As part of its efforts to protect U.S. consumers, the U.S. Department of Labor announced Tuesday that it has proposed updating the definition of an investment advice fiduciary under the Employee Retirement Income Security Act.
The proposed rule is part of its Employee Benefits Security Administration retirement security rule and would require trusted investment advisers to adhere to high standards of care and loyalty when making investment recommendations. The rule would require they avoid recommendations that favor their financial and other interests at the expense of those saving for retirement.
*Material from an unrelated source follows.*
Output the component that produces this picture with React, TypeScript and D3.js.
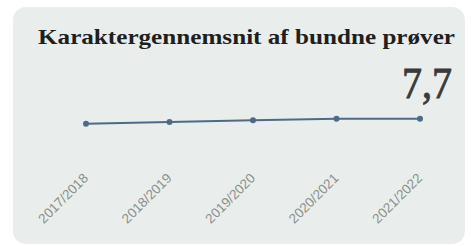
import * as d3 from "d3";

const years = ["2017/2018", "2018/2019", "2019/2020", "2020/2021", "2021/2022"];
const grades = [7.4, 7.5, 7.6, 7.7, 7.7];
const title = "Karaktergennemsnit af bundne prøver";
const latest = "7,7";

export default function App() {
  const width = 471;
  const height = 246;

  const x = d3.scalePoint().domain(years).range([86, 420]);
  const y = d3.scaleLinear().domain([0, 12]).range([247, 47]);

  const line = d3
    .line<number>()
    .x((_, i) => x(years[i]) as number)
    .y((d) => y(d));

  return (
    <svg
      width={width}
      height={height}
      style={{ position: "absolute", left: 0, top: 0, background: "#fff" }}
    >
      <rect x={13} y={7} width={452} height={237} rx={13} fill="#e9eeec" />
      <text
        x={38}
        y={44}
        fontFamily="Liberation Serif"
        fontWeight="bold"
        fontSize={22}
        fill="#1f1f1f"
        textLength={417}
        lengthAdjust="spacingAndGlyphs"
      >
        {title}
      </text>
      <text
        x={452}
        y={98}
        textAnchor="end"
        fontFamily="Liberation Serif"
        fontSize={44}
        fill="#3a3a3a"
        stroke="#3a3a3a"
        strokeWidth={0.9}
        textLength={50}
        lengthAdjust="spacingAndGlyphs"
      >
        {latest}
      </text>
      <path d={line(grades) ?? ""} fill="none" stroke="#4d6b88" strokeWidth={2} />
      {grades.map((g, i) => (
        <circle key={years[i]} cx={x(years[i])} cy={y(g)} r={3} fill="#4d6b88" />
      ))}
      {years.map((yr) => (
        <text
          key={yr}
          transform={`translate(${(x(yr) as number) + 3}, 179) rotate(-45)`}
          textAnchor="end"
          fontFamily="Liberation Sans"
          fontSize={13.5}
          fill="#8a8f8d"
        >
          {yr}
        </text>
      ))}
    </svg>
  );
}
“For too many workers, the road to lifelong financial security is unnecessarily paved with uncertainty,” Acting Secretary of Labor Julie Su said. “This rule ensures that savers of all income levels can work confidently with investment professionals to grow their nest egg and prepare for the joyful retirement they deserve. America’s workers and their families should not have excess fees and lost investment returns chipping away at their retirement savings due to the cost of conflicted investment advice.”
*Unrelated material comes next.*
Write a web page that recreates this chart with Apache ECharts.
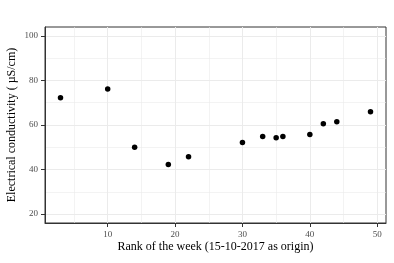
<!DOCTYPE html>
<html>
<head>
<meta charset="utf-8">
<style>
  html, body { margin: 0; padding: 0; background: #ffffff; }
  #chart { width: 394px; height: 263px; }
</style>
<script src="https://cdn.jsdelivr.net/npm/echarts@6/dist/echarts.min.js"></script>
</head>
<body>
<div id="chart"></div>
<script>
    /*----data----*/
    var weekRank = [3, 10, 14, 19, 22, 30, 33, 35, 36, 40, 42, 44, 49];
    var conductivity = [72.2, 76.2, 50.0, 42.3, 45.8, 52.1, 54.8, 54.3, 54.8, 55.7, 60.6, 61.5, 66.0];
    var xTicks = [10, 20, 30, 40, 50];
    var xMinorTicks = [5, 15, 25, 35, 45];
    var yTicks = [20, 40, 60, 80, 100];
    var yMinorTicks = [30, 50, 70, 90];

    var points = weekRank.map(function (x, i) { return [x, conductivity[i]]; });

    var labelFont = {
        fontFamily: 'Liberation Serif',
        fontSize: 9,
        color: '#4d4d4d'
    };
    var titleFont = { fontFamily: 'Liberation Serif', fontSize: 12, color: '#000000' };

    /*----axis helpers----*/
    function mainAxis(ticks, min, max, extra) {
        var ax = {
            type: 'value',
            min: min,
            max: max,
            axisLine: { show: true, onZero: false, lineStyle: { color: '#333333', width: 1 } },
            axisTick: { show: true, length: 4, customValues: ticks, lineStyle: { color: '#333333' } },
            axisLabel: Object.assign({ margin: 7, customValues: ticks }, labelFont),
            splitLine: { show: true, lineStyle: { color: '#ebebeb', width: 1 } }
        };
        return Object.assign(ax, extra);
    }
    function minorAxis(ticks, min, max, extra) {
        var ax = {
            type: 'value',
            min: min,
            max: max,
            axisLine: { show: false },
            axisTick: { show: false, customValues: ticks },
            axisLabel: { show: false, customValues: ticks },
            splitLine: { show: true, lineStyle: { color: '#ebebeb', width: 0.6 } }
        };
        return Object.assign(ax, extra);
    }

    var option = {
        backgroundColor: '#ffffff',
        animation: false,
        grid: {
            left: 45,
            top: 27,
            right: 8,
            bottom: 40,
            outerBoundsMode: 'none',
            show: true,
            borderColor: '#333333',
            borderWidth: 1,
            backgroundColor: 'transparent'
        },
        xAxis: [
            mainAxis(xTicks, 0.7, 51.3, {
                position: 'bottom',
                name: 'Rank of the week (15-10-2017 as origin)',
                nameLocation: 'middle',
                nameGap: 18,
                nameMoveOverlap: false,
                nameTextStyle: titleFont
            }),
            minorAxis(xMinorTicks, 0.7, 51.3, { position: 'top' })
        ],
        yAxis: [
            mainAxis(yTicks, 16, 104, {
                position: 'left',
                name: 'Electrical conductivity ( \u00b5S/cm)',
                nameLocation: 'middle',
                nameGap: 27,
                nameMoveOverlap: false,
                nameTextStyle: titleFont
            }),
            minorAxis(yMinorTicks, 16, 104, { position: 'right' })
        ],
        series: [{
            type: 'scatter',
            xAxisIndex: 0,
            yAxisIndex: 0,
            data: points,
            symbol: 'circle',
            symbolSize: 5.5,
            itemStyle: { color: '#000000', opacity: 1 },
            z: 5
        }]
    };

    var chart = echarts.init(document.getElementById('chart'), null, { renderer: 'canvas' });
    chart.setOption(option);
</script>
</body>
</html>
The updated definition would apply to financial services providers giving investment advice, for a fee, to retirement plan participants, individual retirement account owners and others. The department said that while investment professionals deserve to be paid for their advice, there are some who put their own interests before their clients’ interests, which can result in reduced returns and higher costs.
According to the DOL, an analysis of fixed index annuities suggests that conflicted advice could cost consumer savers up to $5 billion per year. The department said the proposed rule would also ensure that investment professionals can compete for business on a level playing field, instead of one that holds advisers to different standards based on their recommendations.
The DOL is also proposing amendments to existing administrative prohibited transaction exemptions, to make those exemption conditions more uniform and protective.
The proposed update and amendments will be posted to the website and published in the Federal Register for public comment over the next 60 days.